On Sunday, Barca wrapped up their first league title since 2019 with a 4-2 win away at local rivals Espanyol. It is the 27th time the Catalan club have won the Spanish league but the first under Xavi, the former midfielder and club legend who returned as coach 18 months ago when the team were ninth in the table, having won just four of their opening 12 matches.

Barca won 10 league titles during the time Lionel Messi was at the club from 2004 to 2021, but the frequency of their success during those years diluted the value given to domestic dominance, with the Champions League seen as the ultimate prize. Messi himself even warned that, one day, supporters would realise how hard it was to win league title after league title.
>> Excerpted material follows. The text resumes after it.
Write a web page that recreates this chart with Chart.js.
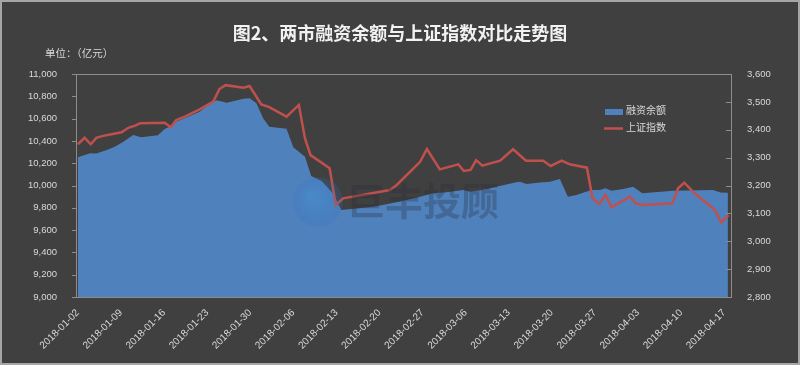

Now a sense of value in LaLiga has been restored, after three barren years in which Barca won just a single Copa del Rey. Fans poured to the streets after the win over Espanyol, heading to Canaletes at the top of La Rambla, the spot in the city centre where supporters traditionally celebrate trophies. They were there until long past 2 a.m., setting off flares, climbing lamp posts and singing songs, with the roads around closed to traffic. Others headed to the training ground to greet the players returning from RCDE Stadium, where they had been chased off the pitch by angry home fans for their celebrations in the centre circle. The players greeted them from a balcony -- a scene not witnessed before, and a sign of the communion between the squad and the fan base -- before heading off to a beachside nightclub.

Behind those celebrations is Xavi, who became the fifth person to win the title with Barca as a player and a coach, joining Josep Samitier, Johan Cruyff, Pep Guardiola and Luis Enrique. The former midfielder's status as a club legend has brought calm when other coaches might have been swallowed by the storms that often surround Barca.

That's not to say there have not been hurdles, though. There was a rush to register the new signings ahead of the start of the season as the club battled to comply with LaLiga's finance rules. To do so, they had to sell off club assets and a percentage of future earnings from television rights. The board deemed not doing so to be a bigger risk as Barca would be in danger of falling further behind Real Madrid and Europe's biggest teams.